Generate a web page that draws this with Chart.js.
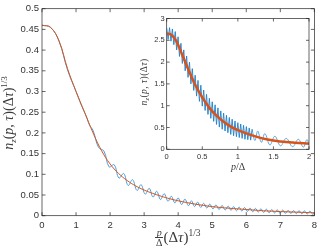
<!DOCTYPE html>
<html>
<head>
<meta charset="utf-8">
<script src="https://cdn.jsdelivr.net/npm/chart.js@4.4.1/dist/chart.umd.min.js"></script>
<style>
  body { margin: 0; background: #fff; }
  #wrap { position: relative; width: 321px; height: 247px; overflow: hidden; background: #fff; }
  canvas { position: absolute; }
  .lbl { position: absolute; font-family: "Liberation Serif", serif; font-weight: 400; color: #3a3a3a; white-space: nowrap; }
  .lbl i { font-style: italic; }
</style>
</head>
<body>
<div id="wrap">
  <canvas id="main" width="321" height="247" style="left:0;top:0"></canvas>
  <canvas id="inset" width="185" height="170" style="left:130px;top:10px"></canvas>

  <!-- main y label -->
  <div class="lbl" id="ylab" style="left:-71px;top:104px;width:160px;height:18px;text-align:center;font-size:14px;line-height:18px;transform:rotate(-90deg);">
    <i>n</i><span style="font-size:9px;position:relative;top:3px"><i>z</i></span>(<i>p</i>, <i>τ</i>)(Δ<i>τ</i>)<span style="font-size:9px;position:relative;top:-6px">1/3</span>
  </div>

  <!-- main x label -->
  <div class="lbl" id="xlab" style="left:155px;top:227px;height:20px;font-size:15px;line-height:20px;">
    <span style="display:inline-block;vertical-align:middle;text-align:center;font-size:10px;line-height:9px;position:relative;top:-1px"><i>p</i><br><span style="display:inline-block;border-top:0.8px solid #3a3a3a;padding:0 1px">Δ</span></span>(Δ<i>τ</i>)<span style="font-size:9.5px;position:relative;top:-6px">1/3</span>
  </div>

  <!-- inset y label -->
  <div class="lbl" id="ylab2" style="left:104px;top:76px;width:80px;height:12px;text-align:center;font-size:9.5px;line-height:12px;letter-spacing:0.4px;transform:rotate(-90deg);">
    <i>n</i><span style="font-size:6.5px;position:relative;top:2px"><i>z</i></span>(<i>p</i>, <i>τ</i>)(Δ<i>τ</i>)
  </div>

  <!-- inset x label -->
  <div class="lbl" id="xlab2" style="left:231px;top:160px;font-size:10px;line-height:13px;">
    <i>p</i>/Δ
  </div>
</div>

<script>
// main panel: smooth (red) curve
const mainRedX = [0, 0.25, 0.5, 0.75, 1.0, 1.25, 1.5, 1.75, 2.0, 2.25, 2.5, 2.75, 3.0, 3.25, 3.5, 3.75, 4.0, 4.5, 5.0, 5.5, 6.0, 6.5, 7.0, 7.5, 8.0];
const mainRedY = [0.460, 0.455, 0.422, 0.355, 0.300, 0.250, 0.200, 0.157, 0.125, 0.102, 0.085, 0.072, 0.062, 0.054, 0.047, 0.041, 0.036, 0.028, 0.022, 0.018, 0.015, 0.012, 0.010, 0.0085, 0.007];

// main panel: oscillating (blue) curve
const mainBlueX = [0, 0.25, 0.5, 0.75, 1.0, 1.15, 1.3, 1.4,
  1.50, 1.66, 1.82, 1.97, 2.12, 2.26, 2.40, 2.53, 2.66, 2.79, 2.91, 3.03, 3.15, 3.26, 3.37, 3.48, 3.59, 3.70, 3.80, 3.90,
  4.00, 4.10, 4.20, 4.30, 4.39, 4.48, 4.57, 4.66, 4.75, 4.84, 4.93, 5.02, 5.11, 5.20, 5.29, 5.38, 5.47, 5.55, 5.63, 5.71,
  5.79, 5.87, 5.95, 6.03, 6.11, 6.19, 6.27, 6.35, 6.43, 6.51, 6.59, 6.67, 6.75, 6.83, 6.91, 6.99, 7.07, 7.15, 7.23, 7.31,
  7.39, 7.47, 7.55, 7.63, 7.71, 7.79, 7.87, 7.95, 8.00];
const mainBlueY = [0.460, 0.455, 0.422, 0.352, 0.300, 0.268, 0.240, 0.218,
  0.206, 0.165, 0.156, 0.118, 0.123, 0.091, 0.102, 0.073, 0.087, 0.061, 0.075, 0.052, 0.066, 0.045, 0.059, 0.039, 0.053, 0.035, 0.047, 0.031,
  0.043, 0.027, 0.040, 0.024, 0.036, 0.022, 0.033, 0.020, 0.030, 0.0185, 0.028, 0.0165, 0.026, 0.015, 0.0247, 0.0138, 0.0232, 0.0128, 0.022, 0.0119,
  0.0208, 0.0111, 0.0198, 0.0103, 0.0186, 0.0095, 0.0176, 0.0086, 0.0166, 0.0078, 0.0157, 0.0072, 0.0149, 0.0067, 0.0142, 0.0061, 0.0136, 0.0058, 0.0129, 0.0054,
  0.0124, 0.0049, 0.0120, 0.0046, 0.0116, 0.0041, 0.0111, 0.0036, 0.007];

const mainXTicks = [0, 1, 2, 3, 4, 5, 6, 7, 8];
const mainYTicks = [0, 0.05, 0.1, 0.15, 0.2, 0.25, 0.3, 0.35, 0.4, 0.45, 0.5];

// inset panel
const insetRedX = [0, 0.05, 0.1, 0.15, 0.2, 0.3, 0.4, 0.5, 0.6, 0.7, 0.8, 0.9, 1.0, 1.2, 1.4, 1.6, 1.8, 2.0];
const insetRedY = [2.65, 2.64, 2.57, 2.43, 2.24, 1.85, 1.48, 1.19, 0.95, 0.77, 0.63, 0.52, 0.44, 0.32, 0.23, 0.18, 0.15, 0.13];

// fast oscillation part of the inset blue curve
const insetFastX = [0.00, 0.02, 0.04, 0.06, 0.08, 0.10, 0.12, 0.14, 0.16, 0.18, 0.20, 0.22, 0.24, 0.26, 0.28, 0.30,
  0.32, 0.34, 0.36, 0.38, 0.40, 0.42, 0.44, 0.46, 0.48, 0.50, 0.52, 0.54, 0.56, 0.58, 0.60, 0.62, 0.64, 0.66, 0.68, 0.70,
  0.72, 0.74, 0.76, 0.78, 0.80, 0.82, 0.84, 0.86, 0.88, 0.90, 0.92, 0.94, 0.96, 0.98, 1.00, 1.02, 1.04, 1.06, 1.08, 1.10,
  1.12, 1.14, 1.16, 1.18, 1.20];
const insetFastY = [2.78, 2.52, 2.79, 2.48, 2.76, 2.40, 2.70, 2.28, 2.58, 2.13, 2.43, 1.97, 2.28, 1.80, 2.14, 1.65,
  2.00, 1.50, 1.85, 1.35, 1.70, 1.22, 1.58, 1.10, 1.47, 0.99, 1.36, 0.89, 1.26, 0.80, 1.17, 0.71, 1.09, 0.64, 1.02, 0.57,
  0.95, 0.51, 0.88, 0.46, 0.83, 0.42, 0.78, 0.38, 0.73, 0.34, 0.69, 0.31, 0.65, 0.29, 0.61, 0.27, 0.58, 0.25, 0.55, 0.23,
  0.52, 0.22, 0.49, 0.21, 0.46];

// slow oscillation tail of the inset blue curve
const insetSlowX = [1.20, 1.24, 1.28, 1.33, 1.38, 1.45, 1.52, 1.60, 1.68, 1.77, 1.85, 1.92, 1.97, 2.00];
const insetSlowY = [0.46, 0.20, 0.42, 0.16, 0.36, 0.10, 0.30, 0.08, 0.25, 0.06, 0.23, 0.05, 0.22, 0.10];

const insetXTicks = [0, 0.5, 1, 1.5, 2];
const insetYTicks = [0, 0.5, 1, 1.5, 2, 2.5, 3];

const RED = "#d95319";
const BLUE = "#4a9fdd";
const INK = "#262626";

const pts = (xs, ys) => xs.map((x, i) => ({ x: x, y: ys[i] }));

// box around the plot area with inward ticks on all four sides
const boxPlugin = {
  id: "box",
  beforeDraw(chart, args, opts) {
    const a = chart.chartArea;
    const ctx = chart.ctx;
    ctx.save();
    ctx.fillStyle = "#fff";
    ctx.fillRect(a.left, a.top, a.right - a.left, a.bottom - a.top);
    ctx.restore();
  },
  afterDraw(chart, args, opts) {
    const { ctx, chartArea: a, scales } = chart;
    const len = opts.len || 3;
    ctx.save();
    ctx.strokeStyle = INK;
    ctx.lineWidth = 0.7;
    ctx.beginPath();
    scales.x.ticks.forEach((t) => {
      const px = scales.x.getPixelForValue(t.value);
      ctx.moveTo(px, a.bottom);
      ctx.lineTo(px, a.bottom - len);
      ctx.moveTo(px, a.top);
      ctx.lineTo(px, a.top + len);
    });
    scales.y.ticks.forEach((t) => {
      const py = scales.y.getPixelForValue(t.value);
      ctx.moveTo(a.left, py);
      ctx.lineTo(a.left + len, py);
      ctx.moveTo(a.right, py);
      ctx.lineTo(a.right - len, py);
    });
    ctx.stroke();
    ctx.strokeRect(a.left, a.top, a.right - a.left, a.bottom - a.top);
    ctx.restore();
  },
};

function axis(min, max, ticks, fontSize, pad, fit) {
  return {
    type: "linear",
    min: min,
    max: max,
    grid: { display: false, drawTicks: false },
    border: { display: false },
    afterBuildTicks: (s) => {
      s.ticks = ticks.map((v) => ({ value: v }));
    },
    afterFit: fit,
    ticks: {
      color: "#333",
      padding: pad,
      maxRotation: 0,
      autoSkip: false,
      font: { family: "Liberation Sans", size: fontSize },
      callback: (v) => String(v),
    },
  };
}

new Chart(document.getElementById("main"), {
  type: "line",
  data: {
    datasets: [
      {
        data: pts(mainRedX, mainRedY),
        borderColor: RED,
        borderWidth: 1,
        pointRadius: 0,
        tension: 0.4,
      },
      {
        data: pts(mainBlueX, mainBlueY),
        borderColor: BLUE,
        borderWidth: 1,
        pointRadius: 0,
        tension: 0.4,
      },
    ],
  },
  options: {
    responsive: false,
    animation: false,
    devicePixelRatio: 1,
    layout: { padding: { left: 0, top: 4, right: 3, bottom: 0 } },
    plugins: { legend: { display: false }, tooltip: { enabled: false }, box: { len: 3.5 } },
    scales: {
      x: axis(0, 8, mainXTicks, 9.5, 4, (s) => { s.height = 31.3; }),
      y: axis(0, 0.5, mainYTicks, 9.5, 3, (s) => { s.width = 42; }),
    },
  },
  plugins: [boxPlugin],
});

new Chart(document.getElementById("inset"), {
  type: "line",
  data: {
    datasets: [
      {
        data: pts(insetRedX, insetRedY),
        borderColor: RED,
        borderWidth: 2.5,
        pointRadius: 0,
        tension: 0.4,
      },
      {
        data: pts(insetFastX, insetFastY),
        borderColor: "#1f7fca",
        borderWidth: 0.9,
        pointRadius: 0,
        tension: 0,
      },
      {
        data: pts(insetSlowX, insetSlowY),
        borderColor: BLUE,
        borderWidth: 0.9,
        pointRadius: 0,
        tension: 0.4,
      },
    ],
  },
  options: {
    responsive: false,
    animation: false,
    devicePixelRatio: 1,
    layout: { padding: { left: 0, top: 8.5, right: 6, bottom: 0 } },
    plugins: { legend: { display: false }, tooltip: { enabled: false }, box: { len: 3 } },
    scales: {
      x: axis(0, 2, insetXTicks, 7.5, 3, (s) => { s.height = 30.7; }),
      y: axis(0, 3, insetYTicks, 7.5, 2, (s) => { s.width = 36.7; }),
    },
  },
  plugins: [boxPlugin],
});
</script>
</body>
</html>
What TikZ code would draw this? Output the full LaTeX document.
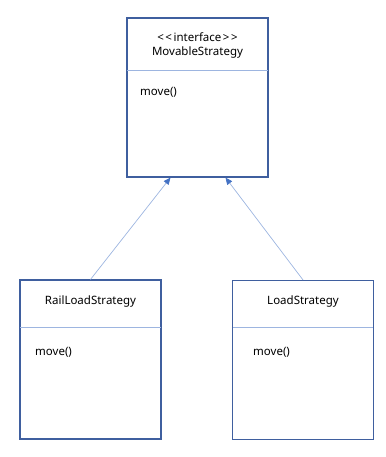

---------------

» **Goal**:
Copy each line of the data above that holds "this".

» **Full solution**:
Generate a web page that draws this with Chart.js.
What TikZ code would draw this? Output the full LaTeX document.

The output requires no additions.